Remember that the whole point of gathering data is to learn from it. So when you launch your surveys or A/B test something, really study the results of your test or the challenge you set forth. Don’t be dismissive of what the data is telling you, don’t try to write it off or get defensive about it. Cultivate a mindset that is open to feedback and challenges, and prizes constant learning and fast iteration based on new knowledge.  Recognize that hearing difficult feedback early is much more valuable than hearing it later.

You also must know what your big milestones are and when to reasonably expect them. For instance, how many people have to love your app or service before you can confidently say it’s viable and worth targeting others? How quickly must you secure those customers in order to prove that your model for growth and scaling is feasible?
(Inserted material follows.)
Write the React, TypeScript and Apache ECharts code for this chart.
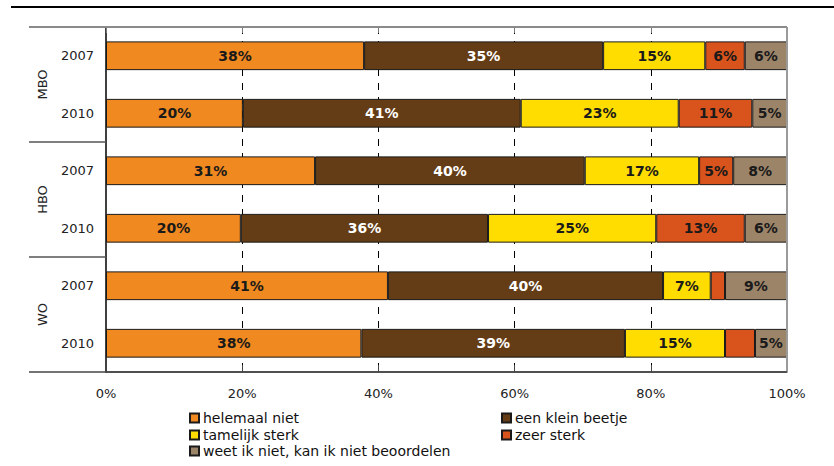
import React, { useEffect, useRef } from 'react';
import * as echarts from 'echarts';

const groups = ['MBO', 'HBO', 'WO'];
const categories = ['MBO 2007', 'MBO 2010', 'HBO 2007', 'HBO 2010', 'WO 2007', 'WO 2010'];
const seriesNames = [
  'helemaal niet',
  'een klein beetje',
  'tamelijk sterk',
  'zeer sterk',
  'weet ik niet, kan ik niet beoordelen',
];
const helemaalNiet = [37.9, 20.1, 30.7, 19.8, 41.4, 37.5];
const eenKleinBeetje = [35.1, 40.8, 39.6, 36.3, 40.4, 38.7];
const tamelijkSterk = [15.0, 23.2, 16.8, 24.7, 7.0, 14.7];
const zeerSterk = [5.8, 10.8, 5.0, 13.0, 2.1, 4.4];
const weetNiet = [6.2, 5.1, 7.9, 6.2, 9.1, 4.7];
const seriesValues = [helemaalNiet, eenKleinBeetje, tamelijkSterk, zeerSterk, weetNiet];

const colors = ['#F0891F', '#643D16', '#FFDD00', '#D9531C', '#9C8469'];
const labelColors = ['#1a1a1a', '#ffffff', '#1a1a1a', '#1a1a1a', '#1a1a1a'];
const legendPos = [
  { left: 189, top: 411 },
  { left: 501, top: 411 },
  { left: 189, top: 428 },
  { left: 501, top: 428 },
  { left: 189, top: 444 },
];

const FONT = 'DejaVu Sans';
const W = 834;
const H = 466;
const GL = 106;
const GR = 787;
const GT = 27;
const GB = 372;

export default function App() {
  const ref = useRef<HTMLDivElement>(null);
  useEffect(() => {
    if (!ref.current) return;
    const chart = echarts.init(ref.current, undefined, { renderer: 'svg', width: W, height: H });
    const band = (GB - GT) / categories.length;
    const graphic: any[] = [
      { type: 'line', z: 10, shape: { x1: 11, y1: 7, x2: W, y2: 7 }, style: { stroke: '#000', lineWidth: 2 } },
      { type: 'line', z: 10, shape: { x1: 29, y1: GT, x2: GR, y2: GT }, style: { stroke: '#8a8a8a', lineWidth: 2 } },
      { type: 'line', z: 10, shape: { x1: GR, y1: GT, x2: GR, y2: GB }, style: { stroke: '#9a9a9a', lineWidth: 2 } },
      { type: 'line', z: 10, shape: { x1: 29, y1: GB, x2: GR, y2: GB }, style: { stroke: '#444', lineWidth: 1.5 } },
    ];
    groups.forEach((g, i) => {
      if (i > 0) {
        const y = GT + band * 2 * i;
        graphic.push({ type: 'line', z: 10, shape: { x1: 29, y1: y, x2: GL, y2: y }, style: { stroke: '#555', lineWidth: 1.5 } });
      }
      graphic.push({
        type: 'text',
        x: 42,
        y: GT + band * (2 * i + 1),
        rotation: Math.PI / 2,
        style: { text: g, font: `13px "${FONT}"`, fill: '#222', align: 'center', verticalAlign: 'middle' },
      });
    });

    chart.setOption({
      animation: false,
      textStyle: { fontFamily: FONT },
      grid: { left: GL, right: W - GR, top: GT, bottom: H - GB, containLabel: false },
      legend: seriesNames.map((n, i) => ({
        data: [n],
        left: legendPos[i].left,
        top: legendPos[i].top,
        icon: 'rect',
        itemWidth: 9,
        itemHeight: 9,
        itemGap: 0,
        padding: 0,
        selectedMode: false,
        textStyle: { fontFamily: FONT, fontSize: 14, color: '#111', padding: [0, 0, 0, -1] },
      })),
      xAxis: [
        {
          type: 'value',
          min: 0,
          max: 100,
          interval: 20,
          position: 'bottom',
          axisLine: { show: true, lineStyle: { color: '#444', width: 1.5 } },
          axisTick: { show: true, inside: true, length: 7, lineStyle: { color: '#444' } },
          axisLabel: { formatter: '{value}%', fontSize: 13, color: '#222', margin: 15, fontFamily: FONT },
          splitLine: {
            show: true,
            showMinLine: false,
            showMaxLine: false,
            lineStyle: { color: '#000', type: [7, 7], width: 1 },
          },
        },
        {
          type: 'value',
          min: 0,
          max: 100,
          interval: 20,
          position: 'top',
          axisLine: { show: false },
          axisTick: { show: true, inside: true, length: 6, lineStyle: { color: '#777' } },
          axisLabel: { show: false },
          splitLine: { show: false },
        },
      ],
      yAxis: {
        type: 'category',
        inverse: true,
        data: categories,
        axisLine: { show: true, lineStyle: { color: '#000', width: 1.5 } },
        axisTick: { show: false },
        axisLabel: {
          formatter: (v: string) => v.split(' ')[1],
          fontSize: 13,
          color: '#222',
          margin: 12,
          fontFamily: FONT,
        },
        splitLine: { show: false },
      },
      series: seriesNames.map((n, i) => ({
        name: n,
        type: 'bar',
        stack: 'total',
        barWidth: '50%',
        xAxisIndex: 0,
        data: seriesValues[i],
        itemStyle: { color: colors[i], borderColor: '#1a1a1a', borderWidth: 1 },
        label: {
          show: true,
          position: 'inside',
          fontFamily: FONT,
          fontSize: 14,
          fontWeight: 'bold',
          color: labelColors[i],
          formatter: (p: any) => (p.value >= 4.5 ? `${Math.round(p.value)}%` : ''),
        },
      })),
      graphic,
    });
    return () => chart.dispose();
  }, []);
  return (
    <div
      ref={ref}
      style={{ position: 'fixed', left: 0, top: 0, width: W, height: H, background: '#fff' }}
    />
  );
}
How many of your customers do you have to successfully upsell in order to make the consistent revenue you need to be profitable? Focus on answering these and other questions and be ready to change up your approach if the answers are different from what you thought they’d be.

Pivoting is never easy, but if your startup stays agile, open-minded, true to its vision, and problem-focused, you can remain resilient and successful through the challenges.